Wow, I’m curious what inspection software do you use?
No, I don’t. Just sharing.
Out of curiosity, how was it determined the breakers failed to trip? Was there still current flowing when firefighters arrived? Did the main trip instead? Or did something else give before the breaker tripped?
Edit. Or are you saying the failure of the breaker caused the fire?
IMO, based on the little bit of factual data…
Seems to me an Arc Fault occirred…
But that’s just my WAG!
Perhaps George @gwells or Robert @rmeier2 will chime in with their opinions, (again, without all the facts available to them).
Based on the appearance of the bus bars, my brother-in-law, a master electrician with over 45 years of experience in the field, concluded that the breakers failed to trip. I would have to say yes, the failure of a breaker to trip is what initially started the fire and both circuits continued to fail during the fire. We do not know the exact chain of events since the fire was months ago.
Yes, there was certainly arcing in the panel.

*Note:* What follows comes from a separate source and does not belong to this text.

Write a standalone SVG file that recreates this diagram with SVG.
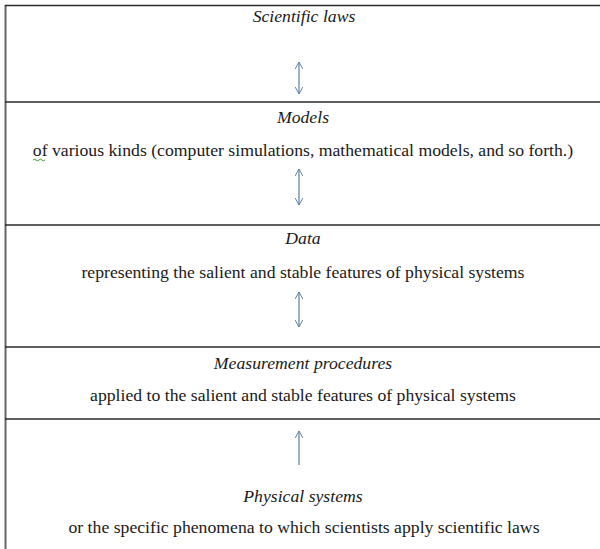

What are you referring to?
That is interesting. I find it hard to believe that two breakers would fail at the same time, and also, why didn’t the main trip eventually? The answers are above my pay grade unfortunately. I’d love to hear what the electrical experts on the forum have to say though.
I found it curious as well, that’s why I decided to share this. The breakers are 70 years old, which is reason enough to recommend an upgrade if a panel this old was found in a home inspection.
There was an electric range in the house. I don’t know why it was pulled. It was like that when I arrived this morning to help demo.
Yeah, something tells me there is a more logical explanation to this than multiple breakers failing to trip.
Firefighters might have pulled it just because it looked so ratty. They aren’t going to evaluate everything during a fire, just pull anything that looks suspicious.
Old dryer circuit removed when gas dryer was installed?? Hard to say.
Looks to have been connected to the upper damaged breaker location, while the other to the lower damaged breaker location.
I’m sure someone with forensic investigating experience such as George Wells @gwells may have some insight for us to ponder.
Which conductors are you referring to?